What the exercise asks:
Retype, exactly as they stand, the lines from the start of the data to the line that contains "(yes) at (1107,546)", both ends included. Leave the pictures out.
** begin Extracted entries **
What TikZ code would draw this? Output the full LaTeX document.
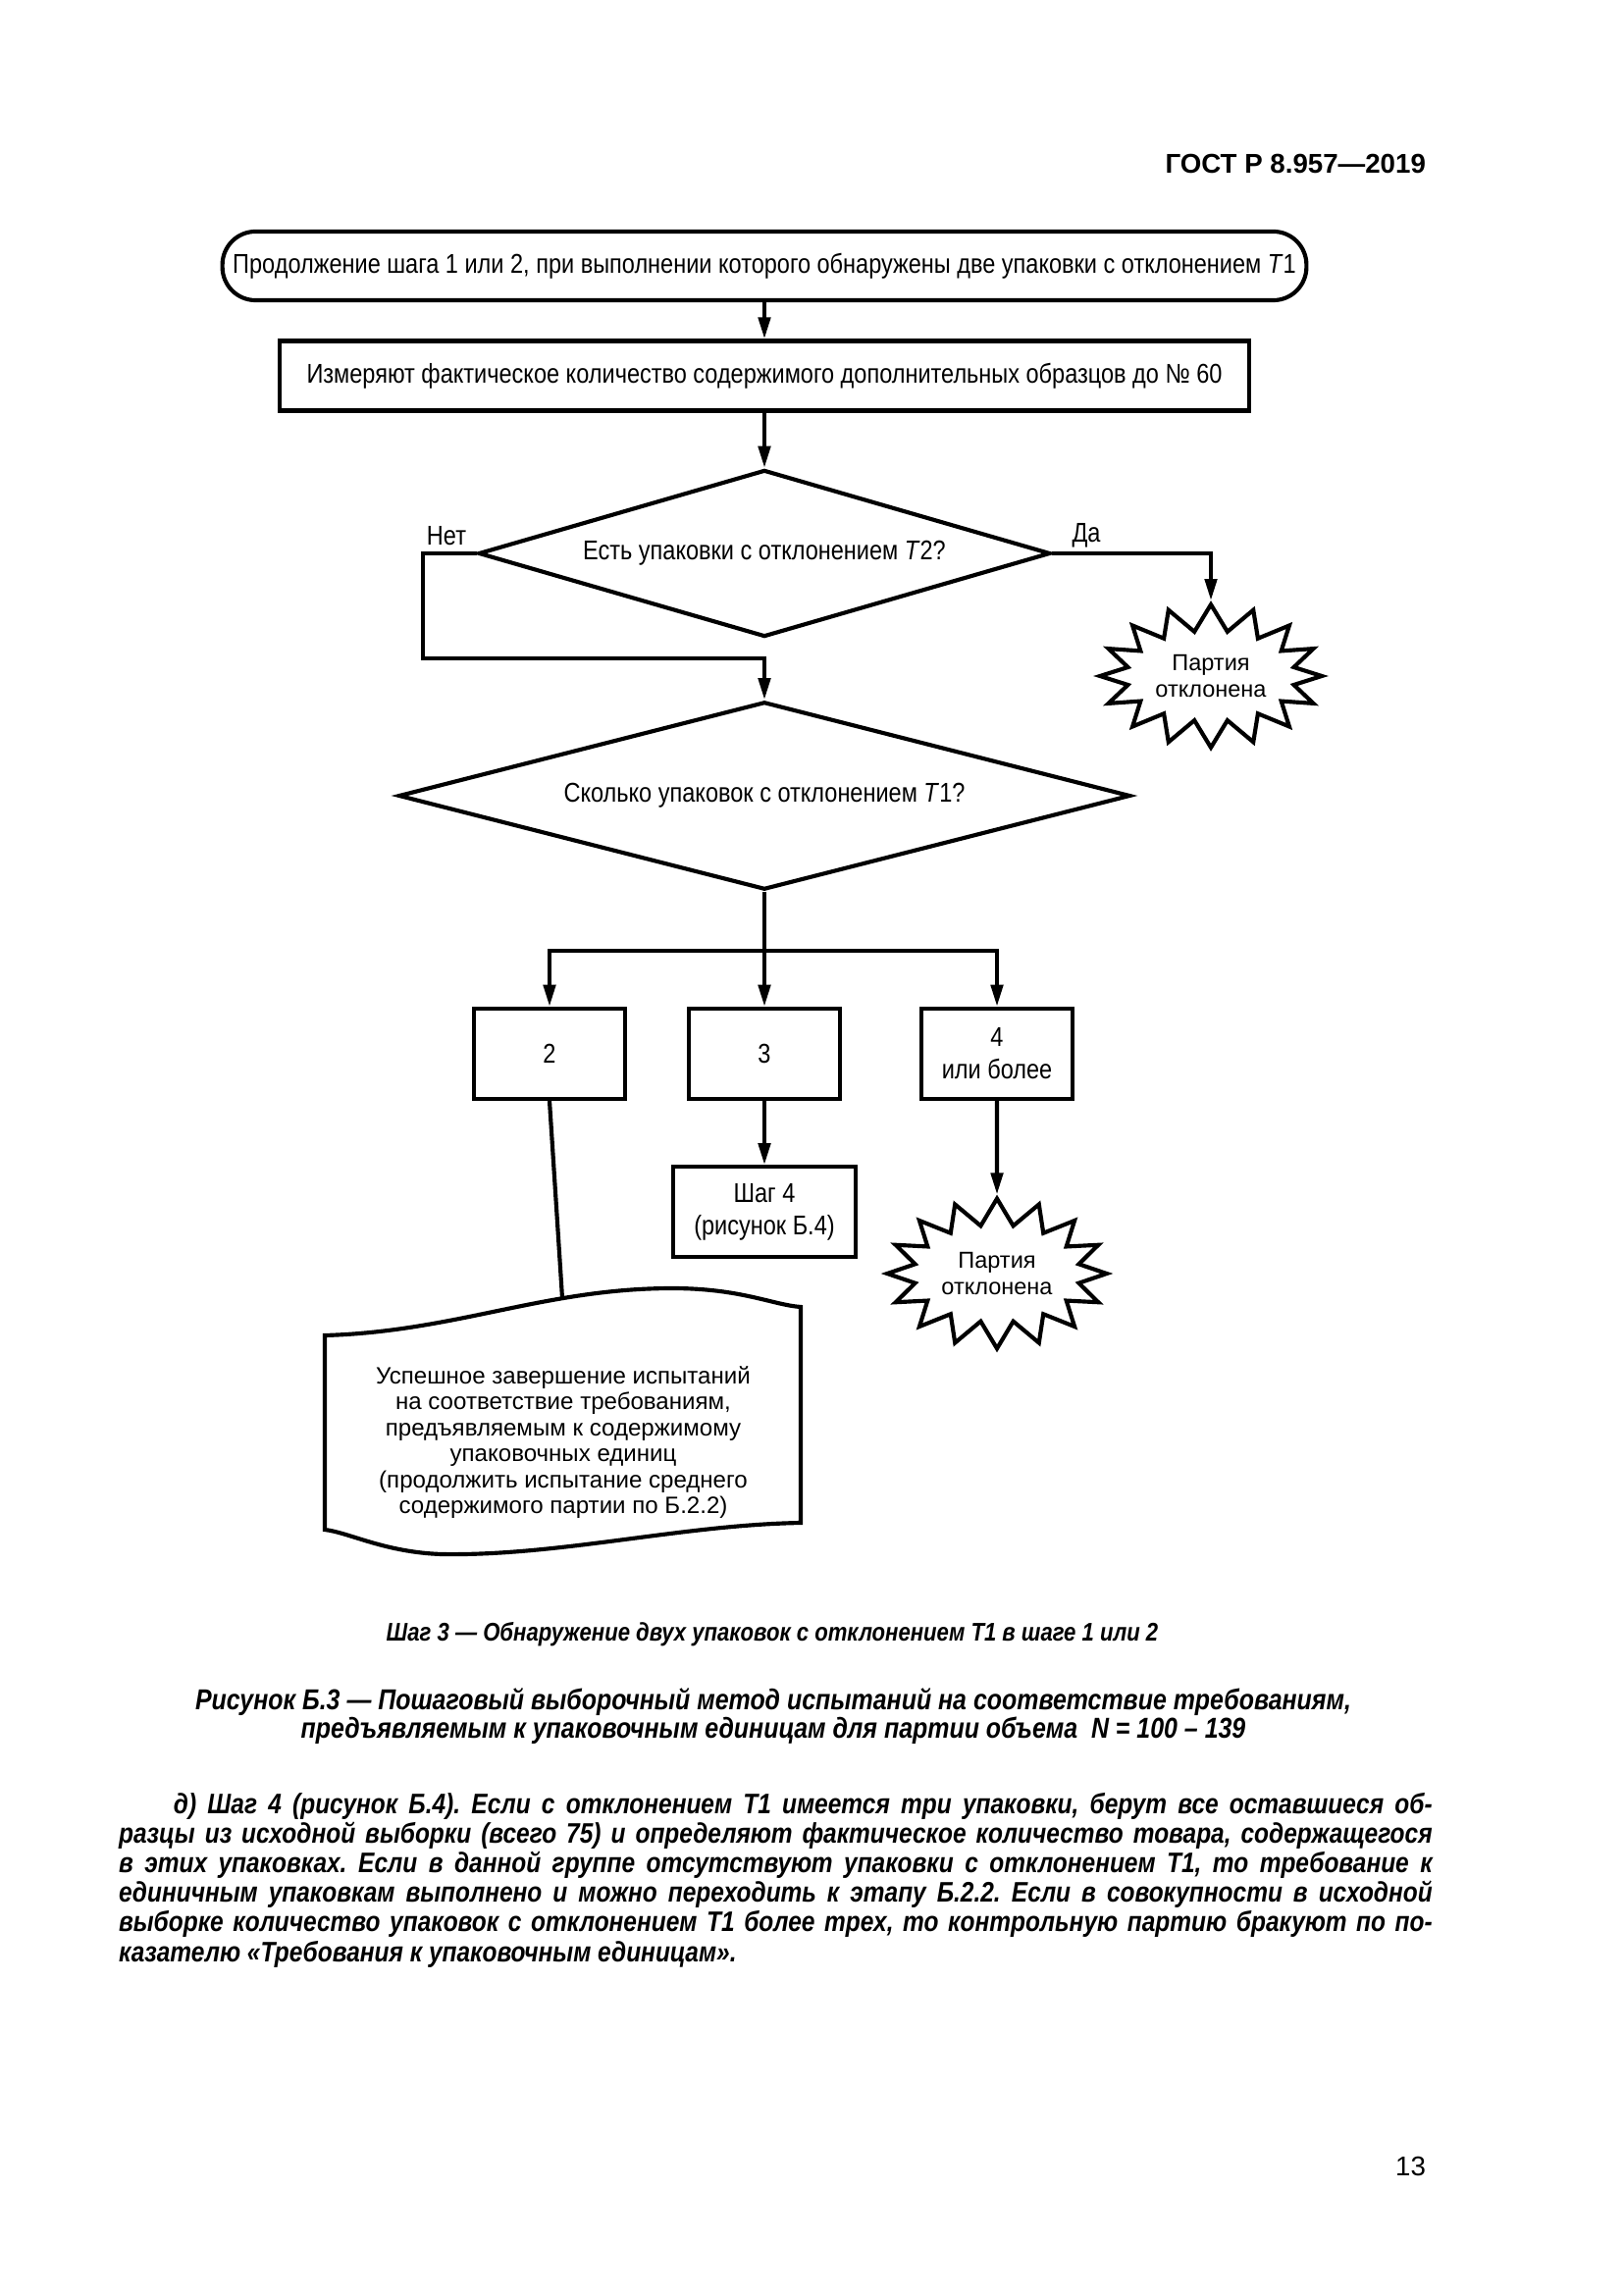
\documentclass[tikz,border=0pt]{standalone}
\usepackage{fontspec}
\setmainfont{Liberation Sans}
\newfontfamily\narrowfont{Liberation Sans}[FakeStretch=0.85]
\usetikzlibrary{arrows.meta,positioning,calc,shapes.geometric,shapes.symbols}
\frenchspacing

\begin{document}
\begin{tikzpicture}[x=0.127mm,y=-0.127mm,>={Triangle[length=8pt,width=4.4pt]},line width=1.5pt,
  every node/.style={inner sep=0pt},
  lbl/.style={font=\narrowfont\fontsize{10}{12}\selectfont,align=center},
  box/.style={lbl,draw,rectangle},
  ask/.style={lbl,draw,diamond},
  burst/.style={draw,starburst,starburst points=16,starburst point height=3.4mm,random starburst=0,align=center,font=\fontsize{8.5}{9.6}\selectfont},
  figtext/.style={font=\narrowfont\bfseries\itshape\fontsize{10.6}{10.5}\selectfont,align=center}]

% page
\fill[white] (0,0) rectangle (1654,2339);
\useasboundingbox (0,0) rectangle (1654,2339);

\node[anchor=east,font=\bfseries\fontsize{10}{12}\selectfont] (gost) at (1455,167) {ГОСТ Р 8.957—2019};

% Flowchart
\node[box,rounded corners=4.3mm,minimum width=140.3mm,minimum height=8.9mm] (start) at (779,271) {Продолжение шага 1 или 2, при выполнении которого обнаружены две упаковки с отклонением \textit{T}1};
\node[box,minimum width=125.5mm,minimum height=9mm] (measure) at (779,383) {Измеряют фактическое количество содержимого дополнительных образцов до № 60};
\node[ask,shape aspect=3.4,minimum width=74mm,minimum height=21.6mm] (askT2) at (779,564) {Есть упаковки с отклонением \textit{T}2?};
\node[burst,minimum width=28.7mm,minimum height=18.5mm] (rej1) at (1234,689) {Партия\\отклонена};
\node[ask,shape aspect=3.9,minimum width=94.7mm,minimum height=24.3mm] (howT1) at (779,811) {Сколько упаковок с отклонением \textit{T}1?};

\node[lbl] (no) at (455,546) {Нет};
\node[lbl] (yes) at (1107,546) {Да};

% Counts
\node[box,minimum width=19.6mm,minimum height=11.7mm] (cnt2) at (560,1074) {2};
\node[box,minimum width=19.6mm,minimum height=11.7mm] (cnt3) at (779,1074) {3};
\node[box,minimum width=19.6mm,minimum height=11.7mm] (cnt4) at (1016,1074) {4\\или более};
\node[box,minimum width=23.7mm,minimum height=11.6mm] (step4) at (779,1235) {Шаг 4\\(рисунок Б.4)};
\node[burst,minimum width=28.4mm,minimum height=19.4mm] (rej2) at (1016,1298) {Партия\\отклонена};

% Document shape
\node[align=center,font=\fontsize{8.7}{9.6}\selectfont] (finish) at (574,1470) {Успешное завершение испытаний\\на соответствие требованиям,\\предъявляемым к содержимому\\упаковочных единиц\\(продолжить испытание среднего\\содержимого партии по Б.2.2)};
\draw (331,1361) .. controls (465,1357) and (555,1313) .. (685,1313) .. controls (755,1313) and (788,1330) .. (816,1332) -- (816,1552) .. controls (695,1554) and (570,1586) .. (450,1584) .. controls (392,1582) and (356,1562) .. (331,1559) -- cycle;
\coordinate (docin) at (573,1323);

% Connectors
\draw[->] (start) -- (measure);
\draw[->] (measure) -- (askT2);
\draw[->] (askT2.west) -- ++(-55,0) |- ($(howT1.north)+(0,-42)$) -- (howT1.north);
\draw[->] (askT2.east) -| (rej1);
\draw (howT1.south) -- ++(0,60) coordinate (split);
\draw[->] (split) -| (cnt2);
\draw[->] (split) -- (cnt3);
\draw[->] (split) -| (cnt4);
\draw[->] (cnt3) -- (step4);
\draw[->] (cnt4) -- (rej2);
\draw (cnt2.south) -- (docin);

% Captions
\node[figtext,font=\narrowfont\bfseries\itshape\fontsize{9.4}{10}\selectfont] (stepcap) at (787,1666) {Шаг 3 — Обнаружение двух упаковок с отклонением Т1 в шаге 1 или 2};
\node[figtext] (figcap) at (788,1749) {Рисунок Б.3 — Пошаговый выборочный метод испытаний на соответствие требованиям,\\предъявляемым к упаковочным единицам для партии объема~ N = 100 – 139};

% Text
\node[anchor=north west,font=\narrowfont\bfseries\itshape\fontsize{10.4}{10.9}\selectfont,align=justify,text width=170mm] (para) at (119,1825) {%
\makebox[170mm][s]{\hspace*{7.1mm}д) Шаг 4 (рисунок Б.4). Если с отклонением Т1 имеется три упаковки, берут все оставшиеся об-}\\
\makebox[170mm][s]{разцы из исходной выборки (всего 75) и определяют фактическое количество товара, содержащегося}\\
\makebox[170mm][s]{в этих упаковках. Если в данной группе отсутствуют упаковки с отклонением Т1, то требование к}\\
\makebox[170mm][s]{единичным упаковкам выполнено и можно переходить к этапу Б.2.2. Если в совокупности в исходной}\\
\makebox[170mm][s]{выборке количество упаковок с отклонением Т1 более трех, то контрольную партию бракуют по по-}\\
казателю «Требования к упаковочным единицам».};

\node[anchor=east,font=\fontsize{10}{12}\selectfont] (pagenum) at (1455,2208) {13};

\end{tikzpicture}
\end{document}
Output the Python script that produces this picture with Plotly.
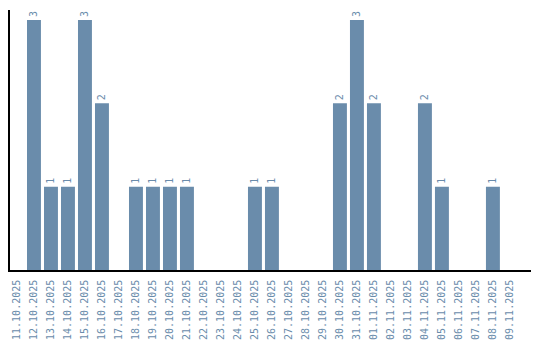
import plotly.graph_objects as go

dates = ["11.10.2025","12.10.2025","13.10.2025","14.10.2025","15.10.2025","16.10.2025",
         "17.10.2025","18.10.2025","19.10.2025","20.10.2025","21.10.2025","22.10.2025",
         "23.10.2025","24.10.2025","25.10.2025","26.10.2025","27.10.2025","28.10.2025",
         "29.10.2025","30.10.2025","31.10.2025","01.11.2025","02.11.2025","03.11.2025",
         "04.11.2025","05.11.2025","06.11.2025","07.11.2025","08.11.2025","09.11.2025"]
counts = [0,3,1,1,3,2,0,1,1,1,1,0,0,0,1,1,0,0,0,2,3,2,0,0,2,1,0,0,1,0]

color = "#6a8cab"
labels = [str(c) if c > 0 else "" for c in counts]

fig = go.Figure(go.Bar(
    x=dates, y=counts, marker_color=color, marker_line_width=0,
    text=labels, textposition="outside", textangle=-90,
    textfont=dict(family="DejaVu Sans Mono", size=10, color=color),
    cliponaxis=False,
))
fig.update_layout(
    width=540, height=340,
    margin=dict(l=10, r=9, t=10, b=70),
    plot_bgcolor="white", paper_bgcolor="white",
    bargap=0.18, showlegend=False,
    font=dict(family="DejaVu Sans Mono", size=10, color=color),
)
fig.update_xaxes(type="category", range=[-0.41, 30.24], tickangle=-90, showline=True,
                 linecolor="black", linewidth=1.5, showgrid=False, automargin=False,
                 ticks="outside", ticklen=4, tickcolor="rgba(0,0,0,0)",
                 tickfont=dict(family="DejaVu Sans Mono", size=10, color=color))
fig.update_yaxes(range=[0, 3.12], showline=True, linecolor="black", linewidth=1.5,
                 showgrid=False, showticklabels=False, ticks="", zeroline=False,
                 automargin=False)
fig.write_html("out.html")
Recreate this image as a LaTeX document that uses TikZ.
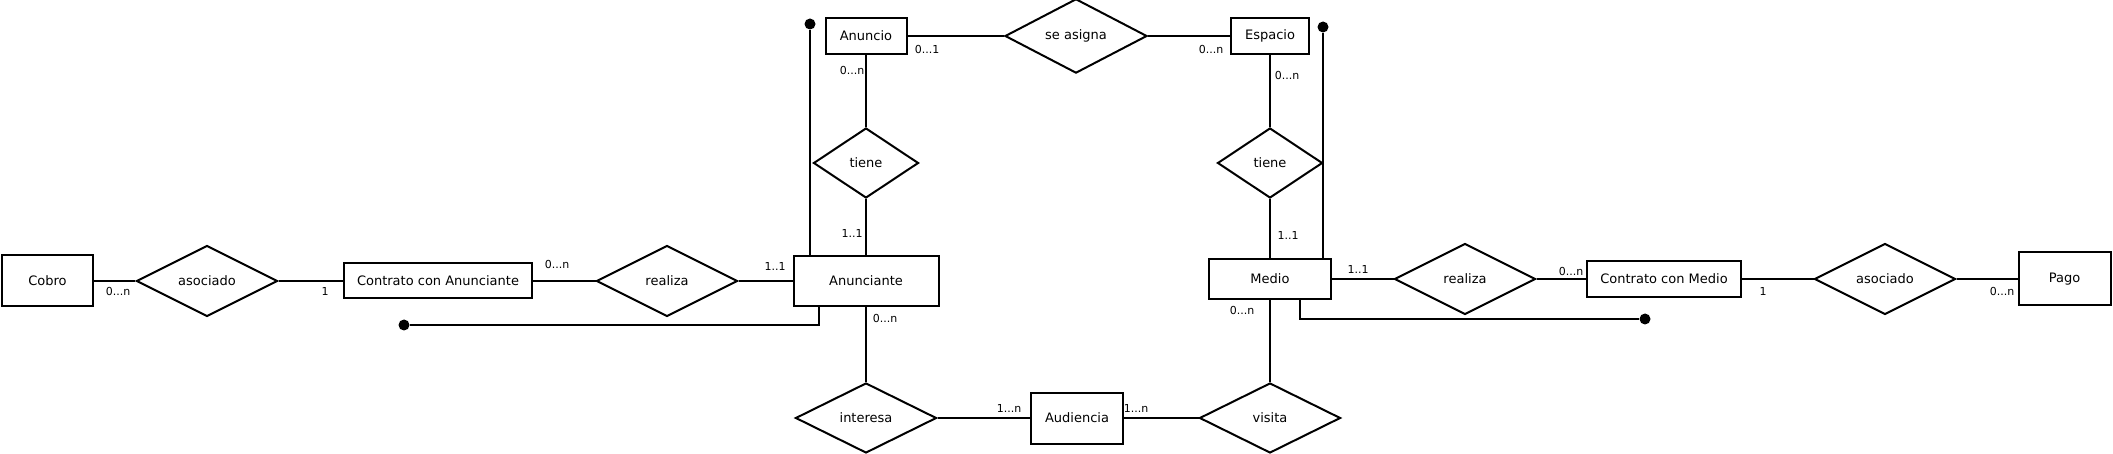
\documentclass[tikz,border=0pt]{standalone}
\usepackage{fontspec}
\setmainfont{DejaVu Sans}
\usetikzlibrary{shapes.geometric}
\begin{document}
\begin{tikzpicture}[x=1pt,y=-1pt,
  ln/.style={line width=2pt},
  ent/.style={draw,line width=2pt,rectangle,inner sep=0pt,font=\fontsize{13}{16}\selectfont},
  rel/.style={draw,line width=2pt,diamond,inner sep=0pt,minimum width=141pt,minimum height=71pt,font=\fontsize{13}{16}\selectfont},
  card/.style={inner sep=0pt,font=\fontsize{11}{13}\selectfont},
  dotst/.style={circle,fill,inner sep=0pt,minimum size=11pt}]
\useasboundingbox (0,0) rectangle (2113,454);
% left row
\node[ent,minimum width=91pt,minimum height=51pt] (cobro) at (47.5,281) {Cobro};
\node[rel] (asocA) at (207,281) {asociado};
\node[ent,minimum width=188pt,minimum height=35pt] (contA) at (438,281) {Contrato con Anunciante};
\node[rel] (realA) at (667,281) {realiza};
\node[ent,minimum width=145pt,minimum height=50pt] (anun) at (866,281) {Anunciante};
% top row
\node[ent,minimum width=81pt,minimum height=36pt] (anuncio) at (866,36) {Anuncio};
\node[rel,minimum width=142pt] (asigna) at (1076,36) {se asigna};
\node[ent,minimum width=78pt,minimum height=36pt] (espacio) at (1270,36) {Espacio};
\node[rel,minimum width=105pt,minimum height=70pt] (tieneA) at (866,163) {tiene};
\node[rel,minimum width=105pt,minimum height=70pt] (tieneM) at (1270,163) {tiene};
% right row
\node[ent,minimum width=122pt,minimum height=40pt] (medio) at (1270,279) {Medio};
\node[rel] (realM) at (1465,279) {realiza};
\node[ent,minimum width=154pt,minimum height=36pt] (contM) at (1664,279) {Contrato con Medio};
\node[rel] (asocM) at (1885,279) {asociado};
\node[ent,minimum width=92pt,minimum height=53pt] (pago) at (2064.5,279) {Pago};
% bottom row
\node[rel,minimum height=70pt] (interesa) at (866,418) {interesa};
\node[ent,minimum width=92pt,minimum height=51pt] (aud) at (1077,418) {Audiencia};
\node[rel,minimum height=70pt] (visita) at (1270,418) {visita};
% dots
\node[dotst] (dTL) at (810,24) {};
\node[dotst] (dTR) at (1323,27) {};
\node[dotst] (dBL) at (404,325) {};
\node[dotst] (dBR) at (1645,319) {};
% connectors
\draw[ln] (cobro) -- (asocA) -- (contA) -- (realA) -- (anun);
\draw[ln] (medio) -- (realM) -- (contM) -- (asocM) -- (pago);
\draw[ln] (anuncio) -- (asigna) -- (espacio);
\draw[ln] (anuncio) -- (tieneA) -- (anun);
\draw[ln] (espacio) -- (tieneM) -- (medio);
\draw[ln] (anun) -- (interesa) -- (aud) -- (visita) -- (medio);
\draw[ln] (dTL) -- (dTL |- anun.north);
\draw[ln] (dTR) -- (dTR |- medio.north);
\draw[ln] ([xshift=-47pt]anun.south) |- (dBL);
\draw[ln] ([xshift=30pt]medio.south) |- (dBR);
% cardinalities
\node[card] at (118,291) {0...n};
\node[card] at (325,291) {1};
\node[card] at (557,264) {0...n};
\node[card] at (775,266) {1..1};
\node[card] at (927,49) {0...1};
\node[card] at (1211,49) {0...n};
\node[card] at (852,70) {0...n};
\node[card] at (1287,75) {0...n};
\node[card] at (852,233) {1..1};
\node[card] at (1288,235) {1..1};
\node[card] at (885,318) {0...n};
\node[card] at (1242,310) {0...n};
\node[card] at (1358,269) {1..1};
\node[card] at (1571,271) {0...n};
\node[card] at (1763,291) {1};
\node[card] at (2002,291) {0...n};
\node[card] at (1009,408) {1...n};
\node[card] at (1136,408) {1...n};
\end{tikzpicture}
\end{document}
** end Extracted entries **
Correct output:
What TikZ code would draw this? Output the full LaTeX document.
\documentclass[tikz,border=0pt]{standalone}
\usepackage{fontspec}
\setmainfont{Liberation Sans}
\newfontfamily\narrowfont{Liberation Sans}[FakeStretch=0.85]
\usetikzlibrary{arrows.meta,positioning,calc,shapes.geometric,shapes.symbols}
\frenchspacing

\begin{document}
\begin{tikzpicture}[x=0.127mm,y=-0.127mm,>={Triangle[length=8pt,width=4.4pt]},line width=1.5pt,
  every node/.style={inner sep=0pt},
  lbl/.style={font=\narrowfont\fontsize{10}{12}\selectfont,align=center},
  box/.style={lbl,draw,rectangle},
  ask/.style={lbl,draw,diamond},
  burst/.style={draw,starburst,starburst points=16,starburst point height=3.4mm,random starburst=0,align=center,font=\fontsize{8.5}{9.6}\selectfont},
  figtext/.style={font=\narrowfont\bfseries\itshape\fontsize{10.6}{10.5}\selectfont,align=center}]

% page
\fill[white] (0,0) rectangle (1654,2339);
\useasboundingbox (0,0) rectangle (1654,2339);

\node[anchor=east,font=\bfseries\fontsize{10}{12}\selectfont] (gost) at (1455,167) {ГОСТ Р 8.957—2019};

% Flowchart
\node[box,rounded corners=4.3mm,minimum width=140.3mm,minimum height=8.9mm] (start) at (779,271) {Продолжение шага 1 или 2, при выполнении которого обнаружены две упаковки с отклонением \textit{T}1};
\node[box,minimum width=125.5mm,minimum height=9mm] (measure) at (779,383) {Измеряют фактическое количество содержимого дополнительных образцов до № 60};
\node[ask,shape aspect=3.4,minimum width=74mm,minimum height=21.6mm] (askT2) at (779,564) {Есть упаковки с отклонением \textit{T}2?};
\node[burst,minimum width=28.7mm,minimum height=18.5mm] (rej1) at (1234,689) {Партия\\отклонена};
\node[ask,shape aspect=3.9,minimum width=94.7mm,minimum height=24.3mm] (howT1) at (779,811) {Сколько упаковок с отклонением \textit{T}1?};

\node[lbl] (no) at (455,546) {Нет};
\node[lbl] (yes) at (1107,546) {Да};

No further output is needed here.